Manual methods have low upfront spend but create overtime and delayed billing. In-house builds need engineers and long-term upkeep, including API updates and security patches. Pro vendors package hosting, updates, and backups, which reduces IT lift.
3. What kinds of companies benefit from pro field services tools?
Any operation that sends technicians daily across HVAC, plumbing, electrical, refrigeration, fire protection, and mechanical trades sees strong gains with a field service pro setup.
Multi-site commercial accounts, property managers, and national retailers need asset history, service agreements, and photo-backed invoicing. Residential outfits with tight routes benefit from quick schedule changes, GPS awareness, and simple payment capture. Crews handling installs, repairs, and PMs get cleaner handoffs and steadier cash flow.

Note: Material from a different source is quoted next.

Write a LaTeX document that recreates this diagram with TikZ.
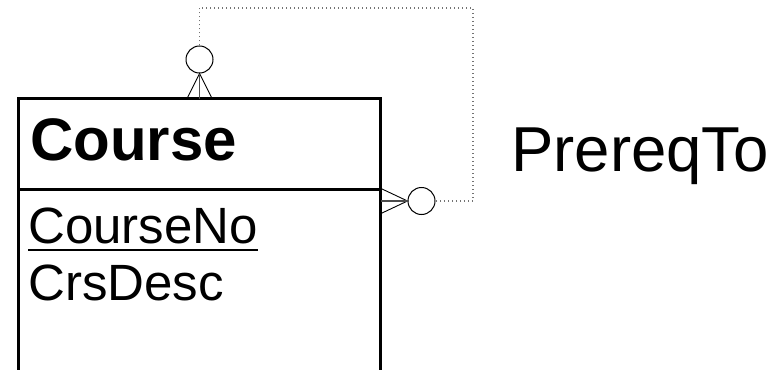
\documentclass[tikz,border=0pt]{standalone}
\usepackage{fontspec}
\setmainfont{Liberation Sans}
\begin{document}
\begin{tikzpicture}[x=1pt,y=-1pt,
  entbox/.style={line width=3pt,line cap=rect},
  divider/.style={line width=2.5pt},
  ring/.style={circle,draw,line width=1pt,minimum size=27pt,inner sep=0pt},
  foot/.style={line width=0.9pt},
  footmid/.style={line width=1.3pt,draw=black!70},
  relline/.style={line width=1.1pt,draw=black!55,dash pattern=on 1pt off 3pt},
  txt/.style={inner sep=0pt,anchor=base west}]
\useasboundingbox (0,0) rectangle (775,369);
% entity box
\coordinate (tl) at (18,98.5);
\coordinate (tr) at (380.5,98.5);
\coordinate (bl) at (18,380);
\coordinate (br) at (380.5,380);
\draw[entbox] (bl) -- (tl) -- (tr) -- (br);
\coordinate (dl) at (18,189.5);
\coordinate (dr) at (380.5,189.5);
\draw[divider] (dl) -- (dr);
% texts
\node[txt,font=\fontsize{60}{62}\selectfont\bfseries] (title) at (30,160) {Course};
\node[txt,font=\fontsize{51}{54}\selectfont] (cno) at (28,243) {CourseNo};
\draw[line width=2.5pt] ([yshift=-7pt]cno.base west) -- ([yshift=-7pt]cno.base east);
\node[txt,font=\fontsize{51}{54}\selectfont] (cds) at (28,300) {CrsDesc};
\node[txt,font=\fontsize{63.5}{66}\selectfont] (rel) at (511,171) {PrereqTo};
% top crow's foot
\node[ring] (c1) at (199.5,59.5) {};
\coordinate (f1a) at (187,98.5);
\coordinate (f1b) at (199.5,98.5);
\coordinate (f1c) at (212,98.5);
\draw[foot] (f1a) -- (c1.south) -- (f1c);
\draw[footmid] (c1.south) -- (f1b);
% right crow's foot
\node[ring] (c2) at (421.5,201) {};
\coordinate (f2a) at (381,188.5);
\coordinate (f2b) at (381,201);
\coordinate (f2c) at (381,213.5);
\draw[foot] (f2a) -- (c2.west) -- (f2c);
\draw[footmid] (c2.west) -- (f2b);
% relationship line
\coordinate (k1) at (199.5,8);
\coordinate (k2) at (473,8);
\coordinate (k3) at (473,201);
\draw[relline] (c1.north) -- (k1) -- (k2) -- (k3) -- (c2.east);
\end{tikzpicture}
\end{document}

4. What are best practices for adopting a field service pro platform?
Start small, move fast, and keep crews in the loop. Use this checklist:
- Map your core jobs from call to cash
- Pick an approach that fits team size and job mix
- Involve lead techs in testing the mobile app
- Standardize price books, forms, and job codes
- Configure skills, licenses, and territories before go-live
- Turn on offline capture and train for weak-signal sites
- Connect accounting and CRM early to avoid retyping
- Pilot with one branch or crew, then expand in phases
- Track first-time-fix, utilization, and invoice aging weekly
- Hold a 30-day review and tighten workflows based on data
Running service at a pro level comes down to clarity. Pick an approach that matches your jobs, lock in the features that keep dispatch, office, and techs in sync, and choose a platform your crew will actually use. Do that and the day tightens up: faster scheduling, fewer callbacks, cleaner billing.
A field service pro setup helps every role. Dispatchers see capacity at a glance. Techs carry the full job packet in their pocket. The office closes work without retyping. For commercial contractors that need an all-in-one system with quotes, service agreements, asset history, and reporting in one place, BuildOps covers that base without juggling add-ons.
Set your plan, involve your lead techs, and roll it out in phases. With the essentials in place, pro field services run steadier, customers get clearer updates, and cash hits the books sooner.